Author Graham Watson, a Liberal Democrat MEP, voiced regret at the EU’s ‘‘slowness in responding to the terrorist threat and the fact that there is as yet no coherent and legally-binding set of coordinated measures adopted by common accord’’.
Now the Commission’s counter-terrorism package will put pressure on EU governments to adopt the contents swiftly.
Mr Watson, chairman of the European Parliaments Committee on Justice and Home Affairs, said: ‘‘There can no longer be any excuse in a democracy for jealously guarding national sovereignty and stalling effective common action by police and judicial authorities.
‘‘National security agencies and police forces must share intelligence on international criminals with their counterparts in other countries.’’

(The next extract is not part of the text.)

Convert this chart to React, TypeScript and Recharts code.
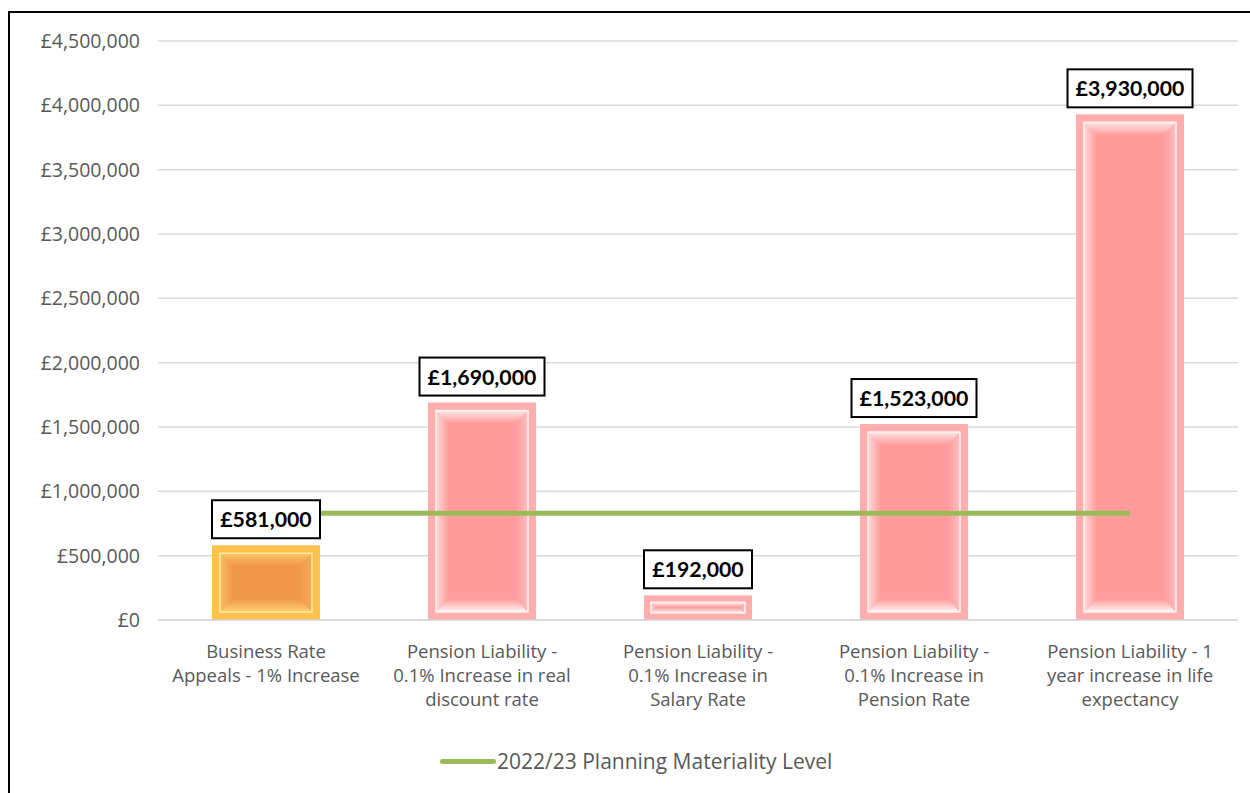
import { Bar, CartesianGrid, Cell, ComposedChart, LabelList, Legend, Line, XAxis, YAxis } from 'recharts';

const categories = [
  'Business Rate Appeals - 1% Increase',
  'Pension Liability - 0.1% Increase in real discount rate',
  'Pension Liability - 0.1% Increase in Salary Rate',
  'Pension Liability - 0.1% Increase in Pension Rate',
  'Pension Liability - 1 year increase in life expectancy',
];
const categoryLines = [
  ['Business Rate', 'Appeals - 1% Increase'],
  ['Pension Liability -', '0.1% Increase in real', 'discount rate'],
  ['Pension Liability -', '0.1% Increase in', 'Salary Rate'],
  ['Pension Liability -', '0.1% Increase in', 'Pension Rate'],
  ['Pension Liability - 1', 'year increase in life', 'expectancy'],
];
const impactValues = [581000, 1690000, 192000, 1523000, 3930000];
const materialityValues = [830000, 830000, 830000, 830000, 830000];
const yTicks = [0, 500000, 1000000, 1500000, 2000000, 2500000, 3000000, 3500000, 4000000, 4500000];
const legendLabel = '2022/23 Planning Materiality Level';

const data = categories.map((name, i) => ({
  name,
  impact: impactValues[i],
  materiality: materialityValues[i],
}));

const fontFamily = '"Open Sans", "Liberation Sans", sans-serif';
const boldFont = 'Lato, "Liberation Sans", sans-serif';
const money = (v: number) => '£' + v.toLocaleString('en-GB');

const palettes: Record<string, { edge: string; frame: string; glow: string; face: string }> = {
  orange: { edge: '#ffc24c', frame: '#ffeaa6', glow: '#ffd870', face: '#f1974a' },
  pink: { edge: '#ffadad', frame: '#fff4f4', glow: '#ffffff', face: '#ff9b9b' },
};

function BevelBar(props: any) {
  const { x, y, width, height, fill, index } = props;
  if (!height || height <= 0) return null;
  const key = fill in palettes ? fill : 'pink';
  const p = palettes[key];
  const d = Math.min(8, height / 3.5);
  const ix = x + d;
  const iy = y + d;
  const iw = Math.max(0, width - 2 * d);
  const ih = Math.max(0, height - 2 * d);
  const b = Math.min(13, iw / 2, ih / 2);
  const id = `bv-${key}-${index}`;
  return (
    <g>
      <defs>
        <linearGradient id={`${id}-t`} x1="0" y1="0" x2="0" y2="1">
          <stop offset="0" stopColor={p.glow} stopOpacity={0.75} />
          <stop offset="1" stopColor={p.glow} stopOpacity={0} />
        </linearGradient>
        <linearGradient id={`${id}-b`} x1="0" y1="1" x2="0" y2="0">
          <stop offset="0" stopColor={p.glow} stopOpacity={0.9} />
          <stop offset="1" stopColor={p.glow} stopOpacity={0} />
        </linearGradient>
        <linearGradient id={`${id}-l`} x1="0" y1="0" x2="1" y2="0">
          <stop offset="0" stopColor={p.glow} stopOpacity={0.6} />
          <stop offset="1" stopColor={p.glow} stopOpacity={0} />
        </linearGradient>
        <linearGradient id={`${id}-r`} x1="1" y1="0" x2="0" y2="0">
          <stop offset="0" stopColor={p.glow} stopOpacity={0.35} />
          <stop offset="1" stopColor={p.glow} stopOpacity={0} />
        </linearGradient>
      </defs>
      <rect x={x} y={y} width={width} height={height} fill={p.edge} />
      <rect x={ix} y={iy} width={iw} height={ih} fill={p.face} />
      <polygon points={`${ix},${iy} ${ix + iw},${iy} ${ix + iw - b},${iy + b} ${ix + b},${iy + b}`} fill={`url(#${id}-t)`} />
      <polygon points={`${ix},${iy + ih} ${ix + iw},${iy + ih} ${ix + iw - b},${iy + ih - b} ${ix + b},${iy + ih - b}`} fill={`url(#${id}-b)`} />
      <polygon points={`${ix},${iy} ${ix + b},${iy + b} ${ix + b},${iy + ih - b} ${ix},${iy + ih}`} fill={`url(#${id}-l)`} />
      <polygon points={`${ix + iw},${iy} ${ix + iw - b},${iy + b} ${ix + iw - b},${iy + ih - b} ${ix + iw},${iy + ih}`} fill={`url(#${id}-r)`} />
      <rect x={ix} y={iy} width={iw} height={ih} fill="none" stroke={p.frame} strokeWidth={1.5} />
    </g>
  );
}

function ValueBox(props: any) {
  const { x, y, width, value } = props;
  const text = money(value);
  const w = text.length * 8.5 + 40;
  const h = 38;
  const cx = x + width / 2;
  const top = y - 7 - h;
  return (
    <g>
      <rect x={cx - w / 2} y={top} width={w} height={h} fill="#fff" stroke="#000" strokeWidth={2} />
      <text x={cx} y={top + h / 2} textAnchor="middle" dominantBaseline="central" fontFamily={boldFont} fontWeight={700} fontSize={21.3} fill="#000">
        {text}
      </text>
    </g>
  );
}

// one <text> per category, one <tspan> per line
function CategoryTick(props: any) {
  const { x, y, index } = props;
  const lines = categoryLines[index] || [];
  return (
    <text x={x} y={y + 38} textAnchor="middle" fontFamily={fontFamily} fontSize={18.5} fill="#595959">
      {lines.map((line, i) => (
        <tspan key={i} x={x} dy={i === 0 ? 0 : 24}>
          {line}
        </tspan>
      ))}
    </text>
  );
}

function LegendContent() {
  return (
    <div style={{ height: 43, display: 'flex', alignItems: 'flex-start', marginLeft: 430, fontFamily }}>
      <div style={{ display: 'flex', alignItems: 'center', height: 22 }}>
        <div style={{ width: 56, height: 5, background: '#9bbb59', borderRadius: 3 }} />
        <span style={{ fontSize: 21, color: '#595959', lineHeight: '22px', marginLeft: 1, whiteSpace: 'nowrap' }}>{legendLabel}</span>
      </div>
    </div>
  );
}

export default function App() {
  return (
    <div
      style={{
        position: 'fixed',
        left: 8,
        top: 11,
        width: 1242,
        height: 782,
        borderTop: '2px solid #000',
        borderLeft: '2px solid #000',
        background: '#fff',
        overflow: 'hidden',
      }}
    >
      <ComposedChart width={1240} height={780} data={data} margin={{ top: 28, right: 12, left: 0, bottom: 0 }} barCategoryGap="25%">
        <CartesianGrid vertical={false} stroke="#d9d9d9" strokeWidth={1.5} />
        <XAxis dataKey="name" interval={0} height={130} tickLine={false} tickSize={0} tickMargin={0} axisLine={{ stroke: '#d9d9d9', strokeWidth: 1.5 }} tick={<CategoryTick />} />
        <YAxis
          width={148}
          domain={[0, 4500000]}
          ticks={yTicks}
          tickFormatter={money}
          axisLine={false}
          tickLine={false}
          tickSize={0}
          tickMargin={18}
          tick={{ fontFamily, fontSize: 19.5, fill: '#595959' }}
        />
        <Legend verticalAlign="bottom" content={<LegendContent />} wrapperStyle={{ left: 0, width: 1240, height: 43 }} />
        <Bar dataKey="impact" legendType="none" shape={<BevelBar />} isAnimationActive={false}>
          {data.map((d, i) => (
            <Cell key={d.name} fill={i === 0 ? 'orange' : 'pink'} />
          ))}
          <LabelList dataKey="impact" content={<ValueBox />} />
        </Bar>
        <Line dataKey="materiality" name={legendLabel} stroke="#9bbb59" strokeWidth={5} dot={false} activeDot={false} isAnimationActive={false} />
      </ComposedChart>
    </div>
  );
}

He criticised current European extradition procedures as ‘‘slow and cumbersome’’, and called for their replacement by an international search-and-arrest warrant.
‘‘Democracies cannot always prevent such outrages but they can do much, much more to defend themselves and each other. he added.
The symbolism of approving the Commission’s measures will have more short-term impact than any practical changes in EU-level anti-terrorism law.
And, with Washington still considering its military options as the world waits, the solidarity being displayed by Europe in seeking judicial responses to terrorism is seen in Brussels as crucial.